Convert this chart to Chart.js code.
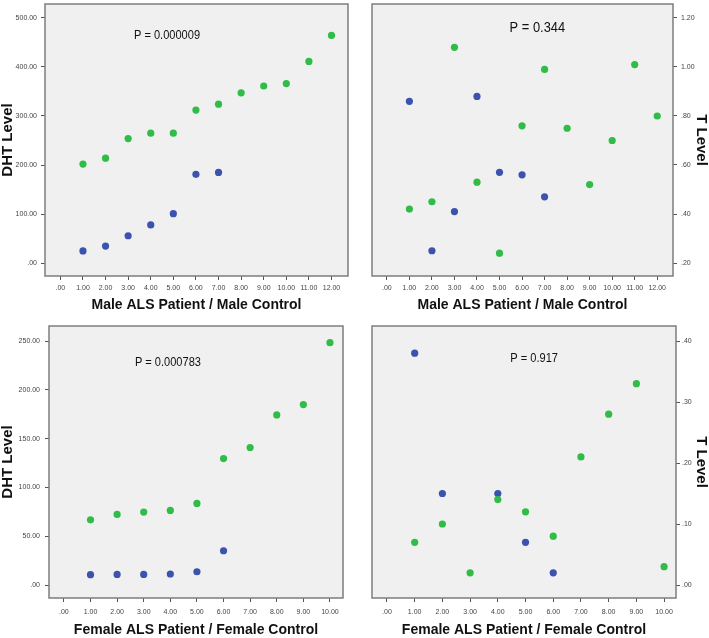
<!DOCTYPE html>
<html><head><meta charset="utf-8">
<script src="https://cdn.jsdelivr.net/npm/chart.js@4/dist/chart.umd.min.js"></script>
<style>
html,body{margin:0;padding:0;background:#fff;}
#wrap{position:relative;width:709px;height:638px;overflow:hidden;}
canvas{position:absolute;}
</style></head><body>
<div id="wrap">
<canvas id="c1" width="355" height="318" style="left:0;top:0"></canvas>
<canvas id="c2" width="354" height="318" style="left:355px;top:0"></canvas>
<canvas id="c3" width="355" height="320" style="left:0;top:318px"></canvas>
<canvas id="c4" width="354" height="320" style="left:355px;top:318px"></canvas>
</div>
<script>
// ---- Data ----
const maleGreenIdx = [1,2,3,4,5,6,7,8,9,10,11,12];
const maleBlueIdx  = [1,2,3,4,5,6,7];
const maleDhtGreen = [202,214,254,265,265,312,324,347,361,366,411,464];
const maleDhtBlue  = [25,35,56,78,101,181,185];
const maleTGreen   = [0.42,0.45,1.08,0.53,0.24,0.76,0.99,0.75,0.52,0.70,1.01,0.80];
const maleTBlue    = [0.86,0.25,0.41,0.88,0.57,0.56,0.47];

const femaleGreenIdx  = [1,2,3,4,5,6,7,8,9,10];
const femaleBlueIdx   = [1,2,3,4,5,6];
const femaleDhtGreen  = [66.8,72.3,74.7,76.4,83.6,129.6,140.9,174.3,184.9,248.3];
const femaleDhtBlue   = [10.6,10.9,10.9,11.3,13.6,35.1];
const femaleTGreen    = [0.07,0.10,0.02,0.14,0.12,0.08,0.21,0.28,0.33,0.03];
const femaleTBlueIdx  = [1,2,4,5,6];
const femaleTBlue     = [0.38,0.15,0.15,0.07,0.02];

const maleXTicks   = [0,1,2,3,4,5,6,7,8,9,10,11,12];
const femaleXTicks = [0,1,2,3,4,5,6,7,8,9,10];
const maleDhtTicks   = [0,100,200,300,400,500];
const maleTTicks     = [0.2,0.4,0.6,0.8,1.0,1.2];
const femaleDhtTicks = [0,50,100,150,200,250];
const femaleTTicks   = [0,0.1,0.2,0.3,0.4];

const pValues = ['P = 0.000009','P = 0.344','P = 0.000783','P = 0.917'];
const xTitles = ['Male ALS Patient / Male Control','Female ALS Patient / Female Control'];
const yTitles = ['DHT Level','T Level'];

// ---- Helpers ----
const GREEN = '#2fbd47', BLUE = '#3b53ae';
const fmt = v => { let s = Number(v).toFixed(2); return s.replace(/^0\./,'.'); };
const pts = (xs, ys) => xs.map((x,i)=>({x:x, y:ys[i]}));

const framePlugin = {
  id:'frame',
  beforeDraw(chart){
    const {ctx, chartArea:a} = chart;
    ctx.save(); ctx.fillStyle='#f0f0f0';
    ctx.fillRect(a.left,a.top,a.right-a.left,a.bottom-a.top); ctx.restore();
  },
  afterDraw(chart, args, o){
    const {ctx, chartArea:a} = chart;
    ctx.save();
    ctx.strokeStyle='#7d7d7d'; ctx.lineWidth=1.5;
    ctx.strokeRect(a.left,a.top,a.right-a.left,a.bottom-a.top);
    const px = chart.scales.x.getPixelForValue(o.x);
    const py = chart.scales.y.getPixelForValue(o.y);
    ctx.translate(px,py); ctx.scale(o.sx,1);
    ctx.fillStyle='#111'; ctx.font = o.size+'px "Liberation Sans", Arial, sans-serif';
    ctx.textAlign='center'; ctx.textBaseline='middle';
    ctx.fillText(o.text,0,0);
    ctx.restore();
  }
};

function makeChart(id, cfg){
  const tickFont = {family:'Liberation Sans', size:7};
  return new Chart(document.getElementById(id), {
    type:'scatter',
    data:{datasets:[
      {data:cfg.green, backgroundColor:GREEN, borderWidth:0, pointRadius:3.6},
      {data:cfg.blue, backgroundColor:BLUE, borderWidth:0, pointRadius:3.6}
    ]},
    options:{
      responsive:false, animation:false, devicePixelRatio:1,
      layout:{padding:cfg.pad},
      plugins:{legend:{display:false}, tooltip:{enabled:false},
        frame:{text:cfg.p, x:cfg.px, y:cfg.py, size:cfg.psize, sx:cfg.psx}},
      scales:{
        x:{type:'linear', position:'bottom', min:cfg.xmin, max:cfg.xmax,
          afterBuildTicks(s){ s.ticks = cfg.xticks.map(v=>({value:v})); },
          afterFit(s){ s.height = cfg.xh; s.paddingLeft=0; s.paddingRight=0; },
          grid:{drawOnChartArea:false, drawTicks:true, tickLength:4, color:'#555', lineWidth:1},
          border:{display:false},
          ticks:{font:tickFont, color:'#444', padding:cfg.xtp, maxRotation:0, autoSkip:false, callback:v=>fmt(v)},
          title:{display:true, text:cfg.xt, color:'#111',
            font:{family:'Liberation Sans', size:14, weight:'bold', lineHeight:1},
            padding:{top:0, bottom:cfg.xtb}}
        },
        y:{type:'linear', position:cfg.ypos, min:cfg.ymin, max:cfg.ymax,
          afterBuildTicks(s){ s.ticks = cfg.yticks.map(v=>({value:v})); },
          afterFit(s){ s.width = cfg.yw; s.paddingTop=0; s.paddingBottom=0; },
          grid:{drawOnChartArea:false, drawTicks:true, tickLength:4, color:'#555', lineWidth:1},
          border:{display:false},
          ticks:{font:tickFont, color:'#444', padding:cfg.ytp, autoSkip:false, callback:v=>fmt(v)},
          title:{display:true, text:cfg.yt, color:'#111',
            font:{family:'Liberation Sans', size:15, weight:'bold', lineHeight:1},
            padding:{top:0, bottom:0}}
        }
      }
    },
    plugins:[framePlugin]
  });
}

makeChart('c1', {
  green:pts(maleGreenIdx, maleDhtGreen), blue:pts(maleBlueIdx, maleDhtBlue),
  pad:{top:3,right:7,left:0,bottom:0},
  xmin:-0.68, xmax:12.73, xticks:maleXTicks, xh:42, xtp:4, xt:xTitles[0], xtb:6,
  ymin:-26, ymax:528, yticks:maleDhtTicks, yw:45, ytp:4, yt:yTitles[0], ypos:'left',
  p:pValues[0], px:4.72, py:465, psize:13, psx:0.85
});
makeChart('c2', {
  green:pts(maleGreenIdx, maleTGreen), blue:pts(maleBlueIdx, maleTBlue),
  pad:{top:3,right:0,left:17,bottom:0},
  xmin:-0.66, xmax:12.7, xticks:maleXTicks, xh:42, xtp:4, xt:xTitles[0], xtb:6,
  ymin:0.147, ymax:1.257, yticks:maleTTicks, yw:36, ytp:4, yt:yTitles[1], ypos:'right',
  p:pValues[1], px:6.68, py:1.159, psize:14, psx:0.92
});
makeChart('c3', {
  green:pts(femaleGreenIdx, femaleDhtGreen), blue:pts(femaleBlueIdx, femaleDhtBlue),
  pad:{top:8,right:12,left:0,bottom:0},
  xmin:-0.56, xmax:10.49, xticks:femaleXTicks, xh:40, xtp:6, xt:xTitles[1], xtb:1,
  ymin:-13.3, ymax:265.4, yticks:femaleDhtTicks, yw:49, ytp:5, yt:yTitles[0], ypos:'left',
  p:pValues[2], px:3.91, py:228.5, psize:13, psx:0.85
});
makeChart('c4', {
  green:pts(femaleGreenIdx, femaleTGreen), blue:pts(femaleTBlueIdx, femaleTBlue),
  pad:{top:8,right:0,left:17,bottom:0},
  xmin:-0.54, xmax:10.43, xticks:femaleXTicks, xh:40, xtp:6, xt:xTitles[1], xtb:1,
  ymin:-0.0213, ymax:0.4246, yticks:femaleTTicks, yw:33, ytp:2, yt:yTitles[1], ypos:'right',
  p:pValues[3], px:5.31, py:0.372, psize:13, psx:0.85
});
</script>
</body></html>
___
Repeat only what lies between the start of the data and the end of the line containing "const yTitles = ['DHT Level','T Level'];", exactly, with pictures left out.

Convert this chart to Chart.js code.
<!DOCTYPE html>
<html><head><meta charset="utf-8">
<script src="https://cdn.jsdelivr.net/npm/chart.js@4/dist/chart.umd.min.js"></script>
<style>
html,body{margin:0;padding:0;background:#fff;}
#wrap{position:relative;width:709px;height:638px;overflow:hidden;}
canvas{position:absolute;}
</style></head><body>
<div id="wrap">
<canvas id="c1" width="355" height="318" style="left:0;top:0"></canvas>
<canvas id="c2" width="354" height="318" style="left:355px;top:0"></canvas>
<canvas id="c3" width="355" height="320" style="left:0;top:318px"></canvas>
<canvas id="c4" width="354" height="320" style="left:355px;top:318px"></canvas>
</div>
<script>
// ---- Data ----
const maleGreenIdx = [1,2,3,4,5,6,7,8,9,10,11,12];
const maleBlueIdx  = [1,2,3,4,5,6,7];
const maleDhtGreen = [202,214,254,265,265,312,324,347,361,366,411,464];
const maleDhtBlue  = [25,35,56,78,101,181,185];
const maleTGreen   = [0.42,0.45,1.08,0.53,0.24,0.76,0.99,0.75,0.52,0.70,1.01,0.80];
const maleTBlue    = [0.86,0.25,0.41,0.88,0.57,0.56,0.47];

const femaleGreenIdx  = [1,2,3,4,5,6,7,8,9,10];
const femaleBlueIdx   = [1,2,3,4,5,6];
const femaleDhtGreen  = [66.8,72.3,74.7,76.4,83.6,129.6,140.9,174.3,184.9,248.3];
const femaleDhtBlue   = [10.6,10.9,10.9,11.3,13.6,35.1];
const femaleTGreen    = [0.07,0.10,0.02,0.14,0.12,0.08,0.21,0.28,0.33,0.03];
const femaleTBlueIdx  = [1,2,4,5,6];
const femaleTBlue     = [0.38,0.15,0.15,0.07,0.02];

const maleXTicks   = [0,1,2,3,4,5,6,7,8,9,10,11,12];
const femaleXTicks = [0,1,2,3,4,5,6,7,8,9,10];
const maleDhtTicks   = [0,100,200,300,400,500];
const maleTTicks     = [0.2,0.4,0.6,0.8,1.0,1.2];
const femaleDhtTicks = [0,50,100,150,200,250];
const femaleTTicks   = [0,0.1,0.2,0.3,0.4];

const pValues = ['P = 0.000009','P = 0.344','P = 0.000783','P = 0.917'];
const xTitles = ['Male ALS Patient / Male Control','Female ALS Patient / Female Control'];
const yTitles = ['DHT Level','T Level'];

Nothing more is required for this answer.